_Supplied material_:

>>>>>

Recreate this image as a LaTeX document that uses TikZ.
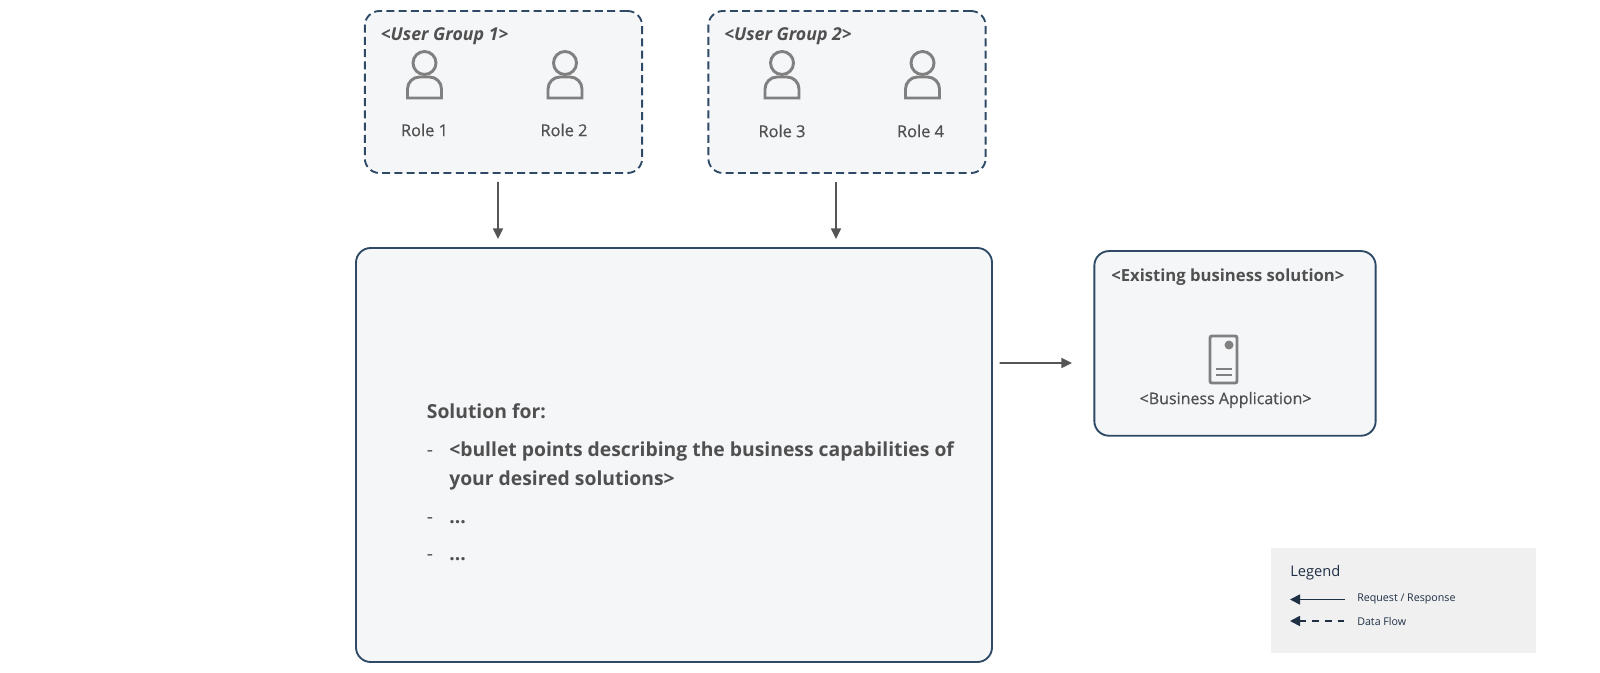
\documentclass[tikz,border=0pt]{standalone}
\usepackage{fontspec}
\setmainfont{Open Sans}
\newfontfamily\semi[FakeBold=0.6]{Open Sans}
\usetikzlibrary{arrows.meta}
\definecolor{edgeblue}{HTML}{2E4A66}
\definecolor{boxfill}{HTML}{F5F6F8}
\definecolor{txt}{HTML}{505050}
\definecolor{ico}{HTML}{808080}
\definecolor{arrowc}{HTML}{555555}
\definecolor{navy}{HTML}{1F2F44}
\definecolor{leg}{HTML}{F0F0F0}
\tikzset{
  x=0.75pt,y=-0.75pt,
  panel/.style={draw=edgeblue,fill=boxfill,line width=1.4pt,rounded corners=11pt,inner sep=0pt},
  group/.style={panel,dash pattern=on 6pt off 3.2pt},
  flow/.style={draw=arrowc,line width=1.2pt,-{Triangle[length=8pt,width=7.5pt]}},
  legline/.style={draw=navy,line width=1.3pt,{Triangle[length=7.5pt,width=7.5pt]}-},
  role/.style={text=txt,font=\semi\fontsize{12.3pt}{14pt}\selectfont,inner sep=0pt},
  head/.style={text=txt,font=\fontsize{12.5pt}{14pt}\selectfont\bfseries,inner sep=0pt,anchor=base west},
  ghead/.style={head,font=\fontsize{13.3pt}{14pt}\selectfont\bfseries\itshape},
  person/.style={draw=ico,line width=2.2pt},
  legtxt/.style={text=navy,font=\fontsize{8pt}{10pt}\selectfont,inner sep=0pt,anchor=base west},
  body/.style={text=txt,font=\fontsize{14.5pt}{18pt}\selectfont\bfseries,inner sep=0pt,anchor=base west},
  dashmark/.style={text=txt,font=\fontsize{14.5pt}{18pt}\selectfont,inner sep=0pt,anchor=base west}
}
\newcommand{\personicon}[1]{%
  \begin{scope}[shift={(#1,0)}]
    \draw[person] (0,63) circle[radius=11.5];
    \draw[person] (-17,98) [rounded corners=9pt] -- (-17,77) -- (17,77) [sharp corners] -- (17,98) -- cycle;
  \end{scope}}
\begin{document}
\begin{tikzpicture}
\useasboundingbox (0,0) rectangle (1600,673);
\fill[white] (0,0) rectangle (1600,673);
\node[group,minimum width=208pt,minimum height=121.5pt] (g1) at (503.5,92) {};
\node[group,minimum width=208pt,minimum height=121.5pt] (g2) at (847,92) {};
\node[panel,minimum width=477pt,minimum height=310.5pt] (main) at (674,455) {};
\node[panel,minimum width=211pt,minimum height=138.5pt] (ex) at (1235,343.4) {};
\fill[leg] (1270.5,548) rectangle (1536,653);

\node[ghead] (t1) at (380.6,41) {<User Group 1>};
\node[ghead] (t2) at (724,41) {<User Group 2>};
\personicon{424.5}
\personicon{565}
\personicon{782}
\personicon{922.5}
\node[role] (r1) at (424.5,130) {Role 1};
\node[role] (r2) at (564,130) {Role 2};
\node[role] (r3) at (782,131) {Role 3};
\node[role] (r4) at (920.5,131) {Role 4};

\draw[flow] ([xshift=-4.1pt,yshift=-6pt]g1.south) -- ([xshift=-132pt,yshift=6pt]main.north);
\draw[flow] ([xshift=-8.25pt,yshift=-6pt]g2.south) -- ([xshift=121.5pt,yshift=6pt]main.north);
\draw[flow] ([xshift=5pt,yshift=69pt]main.east) -- ([xshift=-16pt,yshift=-14.7pt]ex.west);

\node[body] (s0) at (426.6,419) {Solution for:};
\node[dashmark] (d1) at (426.6,457) {-};
\node[body] (s1) at (449,457) {<bullet points describing the business capabilities of};
\node[body] (s1b) at (449,485) {your desired solutions>};
\node[dashmark] (d2) at (426.6,523) {-};
\node[body] (s2) at (449,523) {...};
\node[dashmark] (d3) at (426.6,560) {-};
\node[body] (s3) at (449,560) {...};

\node[head] (t3) at (1111,282) {<Existing business solution>};
\draw[draw=ico,line width=2.2pt,rounded corners=1.5pt] (1210,336) rectangle (1237,383);
\fill[ico] (1229,345) circle[radius=4.5];
\draw[draw=ico,line width=2.2pt] (1216,369) -- (1232,369) (1216,375) -- (1232,375);
\node[role,font=\semi\fontsize{12pt}{14pt}\selectfont] (r5) at (1225.6,400) {<Business Application>};

\node[text=navy,font=\fontsize{11pt}{14pt}\selectfont,inner sep=0pt,anchor=base west] (lg) at (1290,576) {Legend};
\coordinate (la1) at (1290,599.5);
\coordinate (lb1) at (1345,599.5);
\coordinate (la2) at (1290,621);
\coordinate (lb2) at (1345,621);
\draw[legline] (la1) -- (lb1);
\draw[legline,dash pattern=on 5pt off 4.5pt] (la2) -- (lb2);
\node[legtxt] (l1) at (1357,601) {Request / Response};
\node[legtxt] (l2) at (1357,625) {Data Flow};
\end{tikzpicture}
\end{document}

<<<<<

_Exercise prompt_: Copy all the lines of data exactly as they appear, dropping any images.

_Full output_:
Recreate this image as a LaTeX document that uses TikZ.
\documentclass[tikz,border=0pt]{standalone}
\usepackage{fontspec}
\setmainfont{Open Sans}
\newfontfamily\semi[FakeBold=0.6]{Open Sans}
\usetikzlibrary{arrows.meta}
\definecolor{edgeblue}{HTML}{2E4A66}
\definecolor{boxfill}{HTML}{F5F6F8}
\definecolor{txt}{HTML}{505050}
\definecolor{ico}{HTML}{808080}
\definecolor{arrowc}{HTML}{555555}
\definecolor{navy}{HTML}{1F2F44}
\definecolor{leg}{HTML}{F0F0F0}
\tikzset{
  x=0.75pt,y=-0.75pt,
  panel/.style={draw=edgeblue,fill=boxfill,line width=1.4pt,rounded corners=11pt,inner sep=0pt},
  group/.style={panel,dash pattern=on 6pt off 3.2pt},
  flow/.style={draw=arrowc,line width=1.2pt,-{Triangle[length=8pt,width=7.5pt]}},
  legline/.style={draw=navy,line width=1.3pt,{Triangle[length=7.5pt,width=7.5pt]}-},
  role/.style={text=txt,font=\semi\fontsize{12.3pt}{14pt}\selectfont,inner sep=0pt},
  head/.style={text=txt,font=\fontsize{12.5pt}{14pt}\selectfont\bfseries,inner sep=0pt,anchor=base west},
  ghead/.style={head,font=\fontsize{13.3pt}{14pt}\selectfont\bfseries\itshape},
  person/.style={draw=ico,line width=2.2pt},
  legtxt/.style={text=navy,font=\fontsize{8pt}{10pt}\selectfont,inner sep=0pt,anchor=base west},
  body/.style={text=txt,font=\fontsize{14.5pt}{18pt}\selectfont\bfseries,inner sep=0pt,anchor=base west},
  dashmark/.style={text=txt,font=\fontsize{14.5pt}{18pt}\selectfont,inner sep=0pt,anchor=base west}
}
\newcommand{\personicon}[1]{%
  \begin{scope}[shift={(#1,0)}]
    \draw[person] (0,63) circle[radius=11.5];
    \draw[person] (-17,98) [rounded corners=9pt] -- (-17,77) -- (17,77) [sharp corners] -- (17,98) -- cycle;
  \end{scope}}
\begin{document}
\begin{tikzpicture}
\useasboundingbox (0,0) rectangle (1600,673);
\fill[white] (0,0) rectangle (1600,673);
\node[group,minimum width=208pt,minimum height=121.5pt] (g1) at (503.5,92) {};
\node[group,minimum width=208pt,minimum height=121.5pt] (g2) at (847,92) {};
\node[panel,minimum width=477pt,minimum height=310.5pt] (main) at (674,455) {};
\node[panel,minimum width=211pt,minimum height=138.5pt] (ex) at (1235,343.4) {};
\fill[leg] (1270.5,548) rectangle (1536,653);

\node[ghead] (t1) at (380.6,41) {<User Group 1>};
\node[ghead] (t2) at (724,41) {<User Group 2>};
\personicon{424.5}
\personicon{565}
\personicon{782}
\personicon{922.5}
\node[role] (r1) at (424.5,130) {Role 1};
\node[role] (r2) at (564,130) {Role 2};
\node[role] (r3) at (782,131) {Role 3};
\node[role] (r4) at (920.5,131) {Role 4};

\draw[flow] ([xshift=-4.1pt,yshift=-6pt]g1.south) -- ([xshift=-132pt,yshift=6pt]main.north);
\draw[flow] ([xshift=-8.25pt,yshift=-6pt]g2.south) -- ([xshift=121.5pt,yshift=6pt]main.north);
\draw[flow] ([xshift=5pt,yshift=69pt]main.east) -- ([xshift=-16pt,yshift=-14.7pt]ex.west);

\node[body] (s0) at (426.6,419) {Solution for:};
\node[dashmark] (d1) at (426.6,457) {-};
\node[body] (s1) at (449,457) {<bullet points describing the business capabilities of};
\node[body] (s1b) at (449,485) {your desired solutions>};
\node[dashmark] (d2) at (426.6,523) {-};
\node[body] (s2) at (449,523) {...};
\node[dashmark] (d3) at (426.6,560) {-};
\node[body] (s3) at (449,560) {...};

\node[head] (t3) at (1111,282) {<Existing business solution>};
\draw[draw=ico,line width=2.2pt,rounded corners=1.5pt] (1210,336) rectangle (1237,383);
\fill[ico] (1229,345) circle[radius=4.5];
\draw[draw=ico,line width=2.2pt] (1216,369) -- (1232,369) (1216,375) -- (1232,375);
\node[role,font=\semi\fontsize{12pt}{14pt}\selectfont] (r5) at (1225.6,400) {<Business Application>};

\node[text=navy,font=\fontsize{11pt}{14pt}\selectfont,inner sep=0pt,anchor=base west] (lg) at (1290,576) {Legend};
\coordinate (la1) at (1290,599.5);
\coordinate (lb1) at (1345,599.5);
\coordinate (la2) at (1290,621);
\coordinate (lb2) at (1345,621);
\draw[legline] (la1) -- (lb1);
\draw[legline,dash pattern=on 5pt off 4.5pt] (la2) -- (lb2);
\node[legtxt] (l1) at (1357,601) {Request / Response};
\node[legtxt] (l2) at (1357,625) {Data Flow};
\end{tikzpicture}
\end{document}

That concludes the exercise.